Les and Jowita Burdzicki came to the muffin business in New Canaan from points far to the east. Poland, to be precise. Arriving in New York separately, they met as college students. Jowita, the daughter of a journalist father and an economist mother, earned a degree in the study of psychometrics. In the wild chance that you don't know what, exactly, that is, it's the branch of psychology that deals with the design and interpretation of quantitative tests for the measurement of psychological variables. A skill set that would later come in handy when she wanted to assign an exact number to, say, how emotional somebody got about a corn muffin.

When the economy tanked in the city, Jowita and Les, who was managing several facilities at Columbia University at the time, decided they'd like to do something together and Connecticut looked pretty good to them. So, with the help of a business broker, they found a little muffin shop that was coming up for sale. They liked the lady who had owned it for nine years, since 1991, they liked the all-natural product with no preservatives, and they liked New Canaan. Done deal.

Today, Connecticut Muffin is open seven days a week, usually at five in the morning, to accommodate its many commuting customers. The moment the couple starts talking about their highly valued patrons, it's immediately apparent why the little shop does better than the sum of its muffins.

"When we see them coming across the street, we get their order ready and it's waiting for them on the counter," Les said. When's the last time that happened to you at Starbucks?

When asked about memorable customers over the years, the couple mentions the usual suspects like Paul Newman and Martha Stewart, but is reluctant to tamper with the privacy of current patrons. "We have plenty of multi-millionaires who just want to be left alone to enjoy their coffee. They want to be treated like regular Joes."

The couple has also learned that no one takes their coffee the same.

"Let me tell you," Les said, "it can go from one drop of milk, to several different versions of a little milk, to a lot of milk and everything in between. But it's not like New York. In the city, a regular coffee is milk and two sugars.

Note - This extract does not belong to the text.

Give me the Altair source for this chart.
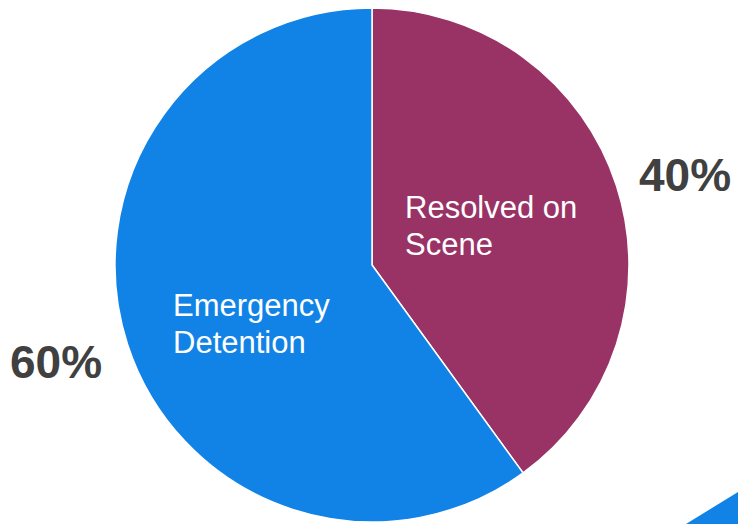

Not here."

The Burdzickis have an attractively low-key and modest attitude about the success of their business. But there have been moments when the shop was thrust into the spotlight somewhat involuntarily. There was the award for best muffin in the state by Connecticut Magazine and a glowing review of their muffins by New York Times restaurant critic Patricia Brooks. That caused a run on the place that lasted for weeks. Such is the price of fame.

After long hours in enthusiastic service to their customers, the Burdzickis like to relax at home with a nice frosty bottle of Zywiec beer, a fine Polish brew. On the topic of relaxation Jowita mentions casually that she and Les are a big fans of both Led Zepplin and, amusingly, the band of a certain Prince of Darkness named Ozzy. Let's figure out the psychometrics on that.